I wrote my very first novel, Flowers of Dionysus before I knew I was on the Spectrum. It’s another light fantasy, and tells the story of Matt, a disillusioned community theatre actor trying to keep a failing production afloat when he meets the ancient Greek God of Theatre.

Much of Matt’s arc deals with him having given up his passion for local theatre because of how little passion he found for it on behalf of others. Poor attendance, fellow actors that half-assed too often, and not enough cooperation in the community. He does have a certain frustration that I think Autistic folks would understand when it comes to taking things seriously. My own passion for theatre inspired the novel, as did a dream I once had. But ASD certainly smiled on the undertakings.

Especially those of Centauri Starr, one of the point of view characters. I wrote her as deeply introverted, highly sensitive and often overwhelmed. Most kept her at a distance, believing her to be a bit of a bitch based on her demeanor, even though she’s not.

Sound familiar?

Milton Crouse, the main character in my only cozy murder mystery, Murder. Theatre. Solitaire. might read Autistic, as I look back on him. But theatre comes into play more than neurodivergence, I’d say. Present for a murder in a snowed in Vermont resort, Milton uses his 25 years experience as a theatre director to interpret the emotions and, “blocking” of everyone else in an attempt to of course discover the killer.

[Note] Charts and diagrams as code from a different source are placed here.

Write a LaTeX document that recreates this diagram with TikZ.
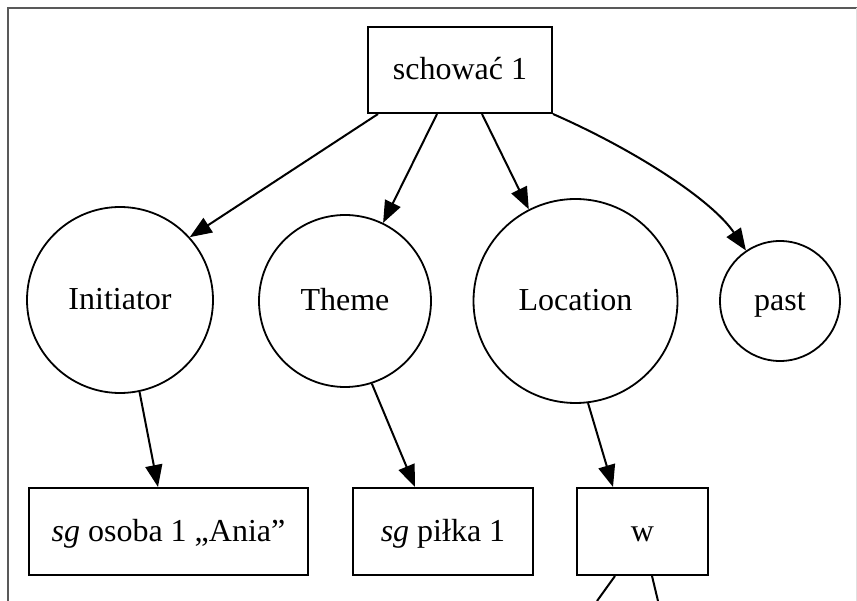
\documentclass[tikz,border=0pt]{standalone}
\usepackage{fontspec}
\setmainfont{Liberation Serif}
\usetikzlibrary{arrows.meta}
\begin{document}
\begin{tikzpicture}[x=1pt,y=-1pt,
  every node/.style={font=\fontsize{32}{38}\selectfont, inner sep=0pt,
    text height=23pt, text depth=3pt},
  box/.style={draw, line width=2pt, rectangle},
  role/.style={draw, line width=1.8pt, circle},
  link/.style={line width=2pt, -{Triangle[length=22pt,width=17pt]}},
  frameline/.style={line width=2.5pt, draw=black!65}]
\useasboundingbox (0,0) rectangle (857,601);
% frame
\draw[frameline] (8,601) -- (8,8) -- (857,8);
\draw[line width=0.8pt, draw=black!12] (856,8) -- (856,601);

% nodes
\node[box, minimum width=184pt, minimum height=86pt] (s) at (460,70) {schować 1};
\node[role, minimum size=186pt] (init) at (120,300) {Initiator};
\node[role, minimum size=172pt] (theme) at (345,301) {Theme};
\node[role, minimum size=204pt] (loc) at (575.5,301) {Location};
\node[role, minimum size=120pt] (past) at (780,301) {past};
\node[box, minimum width=279pt, minimum height=87pt] (osoba) at (168.5,531.5) {\textit{sg} osoba 1 „Ania”};
\node[box, minimum width=180pt, minimum height=87pt] (pilka) at (443,531.5) {\textit{sg} piłka 1};
\node[box, minimum width=131pt, minimum height=87pt] (w) at (642.5,531.5) {w};
\coordinate (wa) at (597,601);
\coordinate (wb) at (658,601);

% connectors
\draw[link] ([xshift=-82pt]s.south) -- (init.42);
\draw[link] ([xshift=-23pt]s.south) -- (theme.64);
\draw[link] ([xshift=22pt]s.south) -- (loc.117);
\draw[link] (s.south east) .. controls (635,150) and (712,200) .. (past.124);
\draw[link] (init.-78) -- ([xshift=-10.5pt]osoba.north);
\draw[link] (theme.-72) -- ([xshift=-28pt]pilka.north);
\draw[link] (loc.-83) -- ([xshift=-29.5pt]w.north);
\draw[line width=2pt] ([xshift=-27.5pt]w.south) -- (wa);
\draw[line width=2pt] ([xshift=9.5pt]w.south) -- (wb);
\end{tikzpicture}
\end{document}
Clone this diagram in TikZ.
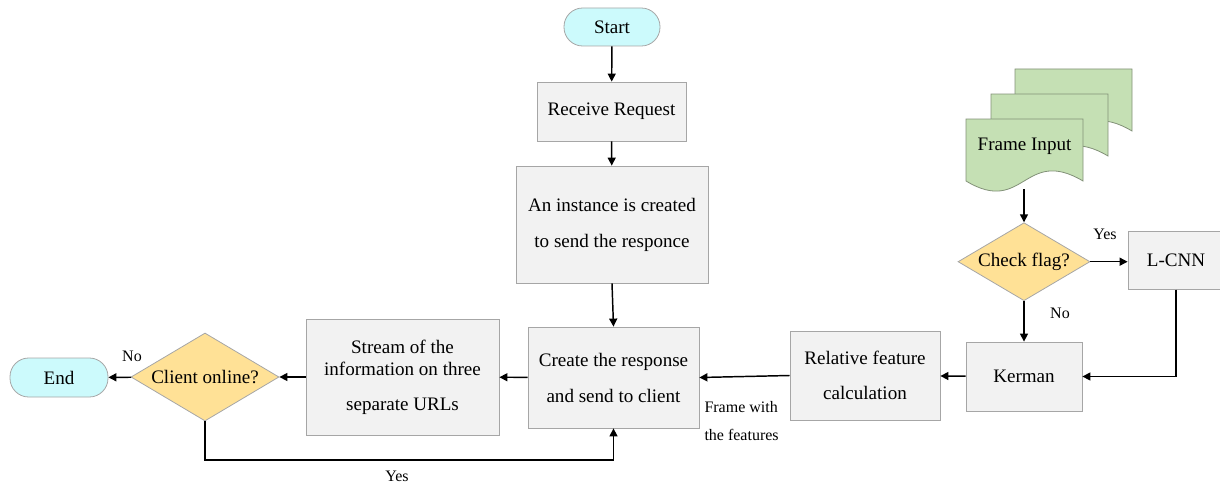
\documentclass[tikz,border=0pt]{standalone}
\usepackage{fontspec}
\setmainfont{Liberation Serif}
\usetikzlibrary{shapes.geometric,arrows.meta}

\definecolor{boxfill}{RGB}{242,242,242}
\definecolor{boxline}{RGB}{166,166,166}
\definecolor{termfill}{RGB}{204,250,252}
\definecolor{decfill}{RGB}{255,225,150}
\definecolor{docfill}{RGB}{197,224,180}
\definecolor{docline}{RGB}{130,145,120}

\tikzset{every picture/.style={line width=0.75pt}}
\tikzset{
  procbox/.style={draw=boxline, fill=boxfill, line width=0.6pt, align=center, inner sep=0pt,
    font=\fontsize{14.3}{27}\selectfont},
  termbox/.style={draw=boxline, fill=termfill, line width=0.6pt, rounded corners=14pt, inner sep=0pt,
    font=\fontsize{14.3}{17}\selectfont},
  decbox/.style={diamond, draw=boxline, fill=decfill, line width=0.6pt, inner sep=0pt,
    font=\fontsize{14.3}{17}\selectfont},
  smalltext/.style={inner sep=0.75pt, font=\fontsize{12}{21}\selectfont},
  flowline/.style={line width=1.1pt, -{Triangle[length=6pt,width=6pt]}},
}

\newcommand{\docshape}[2]{% left x, top y
  \draw [docline, fill=docfill, line width=0.6pt] (#1,#2) -- (#1+117,#2) -- (#1+117,#2+62)
    .. controls (#1+58,#2+62-35) and (#1+58,#2+62+35) .. (#1,#2+62) -- cycle;
}

\begin{document}
\begin{tikzpicture}[x=0.75pt,y=0.75pt,yscale=-1,xscale=1]
\useasboundingbox (0,0) rectangle (1220,485);

% Frame input stack
\docshape{1015}{69}
\docshape{991}{94}
\docshape{966}{119}
\node [font=\fontsize{14.3}{17}\selectfont] (frame) at (1024.5,146) {Frame Input};
\coordinate (framebot) at (1024,189);

% Nodes
\node [termbox, minimum width=72pt, minimum height=28.5pt] (start) at (612,27) {Start};
\node [procbox, minimum width=111.75pt, minimum height=44.25pt] (recv) at (611.5,111.5) {\raisebox{-3pt}{Receive Request}};
\node [procbox, minimum width=144pt, minimum height=87.75pt] (inst) at (612,224.5) {An instance is created\\to send the responce};
\node [procbox, minimum width=128.25pt, minimum height=75.75pt] (create) at (613.5,377.5) {Create the response\\and send to client};
\node [procbox, minimum width=144.75pt, minimum height=87pt, font=\fontsize{14.3}{16.5}\selectfont] (stream) at (402.5,377) {Stream of the\\information on three\\[10pt]separate URLs};
\node [decbox, minimum width=111pt, minimum height=66pt] (client) at (205,377) {\makebox[0pt]{Client online?}};
\node [termbox, minimum width=73.5pt, minimum height=29.25pt] (end) at (59,377.5) {End};
\node [procbox, minimum width=112.5pt, minimum height=66.75pt, font=\fontsize{14.3}{26}\selectfont] (relf) at (865,375.5) {Relative feature\\calculation};
\node [procbox, minimum width=87pt, minimum height=51.75pt] (kerman) at (1024,376.5) {Kerman};
\node [procbox, minimum width=72pt, minimum height=43pt] (lcnn) at (1176,260.5) {L-CNN};
\node [decbox, minimum width=99pt, minimum height=58.5pt] (check) at (1024,261.7) {\makebox[0pt]{Check flag?}};

% Connectors
\draw [flowline] (start) -- (recv);
\draw [flowline] (recv) -- (inst);
\draw [flowline] (inst.south) -- (create.north);
\draw [flowline] (create) -- (stream);
\draw [flowline] (stream) -- (client);
\draw [flowline] (client) -- (end);
\draw [flowline] (framebot) -- (check.north);
\draw [flowline] (check.east) -- (check.east -| lcnn.west);
\draw [flowline] (check.south) -- (kerman.north);
\draw [flowline] (lcnn.south) |- (kerman.east);
\draw [flowline] (kerman) -- (relf);
\draw [flowline] (relf.west) -- (create.east);
\coordinate (yesloop) at (400,460);
\draw [flowline] (client.south) -- (client.south |- yesloop) -| (create.south);

% Labels
\node [smalltext] (lblyes1) at (1105,234) {Yes};
\node [smalltext] (lblno1) at (1060,313) {No};
\node [smalltext] (lblno2) at (132,356) {No};
\node [smalltext] (lblyes2) at (397,476) {Yes};
\node [smalltext, align=left, anchor=west] (lblframe) at (703,421) {Frame with\\the features};

\end{tikzpicture}
\end{document}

His attention to such detail, and his general calmness despite the circumstances could be Autism coded if that made any given reader feel happy. But there is nothing in the way I wrote him that I intended to indicate Autism. Then again, there is nothing I wrote that excludes to possibility either.

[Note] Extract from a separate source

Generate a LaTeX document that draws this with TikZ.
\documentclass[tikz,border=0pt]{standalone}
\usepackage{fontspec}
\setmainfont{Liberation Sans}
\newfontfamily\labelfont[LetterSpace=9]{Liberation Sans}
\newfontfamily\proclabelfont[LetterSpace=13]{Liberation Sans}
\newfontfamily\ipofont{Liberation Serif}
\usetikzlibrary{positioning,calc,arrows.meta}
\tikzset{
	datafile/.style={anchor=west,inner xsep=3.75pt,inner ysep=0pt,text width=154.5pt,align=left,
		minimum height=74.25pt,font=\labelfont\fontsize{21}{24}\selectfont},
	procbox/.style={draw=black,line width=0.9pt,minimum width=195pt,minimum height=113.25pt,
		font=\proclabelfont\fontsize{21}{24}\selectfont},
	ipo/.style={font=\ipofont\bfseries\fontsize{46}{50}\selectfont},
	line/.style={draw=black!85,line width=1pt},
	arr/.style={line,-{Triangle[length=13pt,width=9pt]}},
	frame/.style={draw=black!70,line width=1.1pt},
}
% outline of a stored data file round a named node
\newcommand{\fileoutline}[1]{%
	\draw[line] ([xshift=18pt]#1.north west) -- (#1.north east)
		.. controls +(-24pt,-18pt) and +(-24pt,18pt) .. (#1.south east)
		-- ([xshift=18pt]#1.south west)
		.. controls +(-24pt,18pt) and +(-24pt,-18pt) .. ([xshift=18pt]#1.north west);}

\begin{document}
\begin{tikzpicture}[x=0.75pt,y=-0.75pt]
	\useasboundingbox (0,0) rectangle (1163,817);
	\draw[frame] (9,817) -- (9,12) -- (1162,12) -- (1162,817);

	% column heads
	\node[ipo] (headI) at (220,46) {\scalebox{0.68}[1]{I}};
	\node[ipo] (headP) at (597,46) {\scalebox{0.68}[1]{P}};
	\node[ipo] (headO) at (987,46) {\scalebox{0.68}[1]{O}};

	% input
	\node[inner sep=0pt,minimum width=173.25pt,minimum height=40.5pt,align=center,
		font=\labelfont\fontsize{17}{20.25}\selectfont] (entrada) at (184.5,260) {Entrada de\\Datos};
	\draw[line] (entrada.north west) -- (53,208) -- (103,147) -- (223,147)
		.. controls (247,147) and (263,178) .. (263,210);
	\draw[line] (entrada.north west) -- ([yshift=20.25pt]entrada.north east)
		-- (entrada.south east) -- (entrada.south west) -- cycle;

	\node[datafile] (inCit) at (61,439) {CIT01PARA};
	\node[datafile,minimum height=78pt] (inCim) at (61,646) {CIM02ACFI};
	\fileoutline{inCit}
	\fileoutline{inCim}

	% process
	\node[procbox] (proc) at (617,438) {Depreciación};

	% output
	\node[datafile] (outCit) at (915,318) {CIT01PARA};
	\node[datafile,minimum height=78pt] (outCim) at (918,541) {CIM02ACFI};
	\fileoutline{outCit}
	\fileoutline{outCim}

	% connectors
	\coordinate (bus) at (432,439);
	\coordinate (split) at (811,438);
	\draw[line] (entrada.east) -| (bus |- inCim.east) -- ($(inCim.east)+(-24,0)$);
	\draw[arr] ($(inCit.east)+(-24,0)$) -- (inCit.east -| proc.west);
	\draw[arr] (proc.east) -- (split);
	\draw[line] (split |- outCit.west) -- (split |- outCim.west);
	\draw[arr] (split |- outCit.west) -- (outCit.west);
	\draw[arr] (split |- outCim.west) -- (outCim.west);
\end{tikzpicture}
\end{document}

My afterlife fantasy There Is Pain Here, featuring the ghost of slain U.S. President James Garfield probably offers the least in way of hints at the author’s Autism. It’s my deepest dive into world building though. Perhaps certain Autistic perspectives contributed to the fantasy milieu of the protagonist. I can’t discount it or confirm it.

And what of my upcoming novel, The Rubble and the Shakespeare, due out in November?

In it, a refugee in a city partially destroyed in his nation’s civil war agrees to help a friend find a decent empty venue in which to produce The Tempest. The fallen government was tyrannical, and had banned Shakespeare, and other literature, and so this is the first exposure most in his neighborhood have to such things.

As the author, I’ve not pursued anything in this latest work that resonates Autistic to me. I will look back on it again some day when time has passed.

However, of all these works I’ve mentioned, my current work in progress was influenced by my Autism in a unique manner. The physical act of writing it has taken my longer than any of the other books I’ve mentioned here.

Part of that you can blame on the general social malaise of the pandemic, Yet even without COVID-19, the part of my brain in charge of writing too a backseat to the Autism for months at a time. I had to allow myself this healing time, this time to sort of “sink” into a world-weariness born of being an Autistic adult at times.

We mustn’t wreck our mental health as writers, even for the sake of our stories. We pretend otherwise sometimes, but authors are in fact humans. And this human suffers from Autistic burn out from time to time. Months went by without me working on The Rubble and the Shakespeare during late 2021 and early 2022. Once I got back at it though, I never looked back, and I am eager to release this book this fall.

A book that in a different way fell under my Autism’s influence.

Don’t let that concern you though. Above all else, these are just good stories I wanted to tell, and that I hope you will read someday.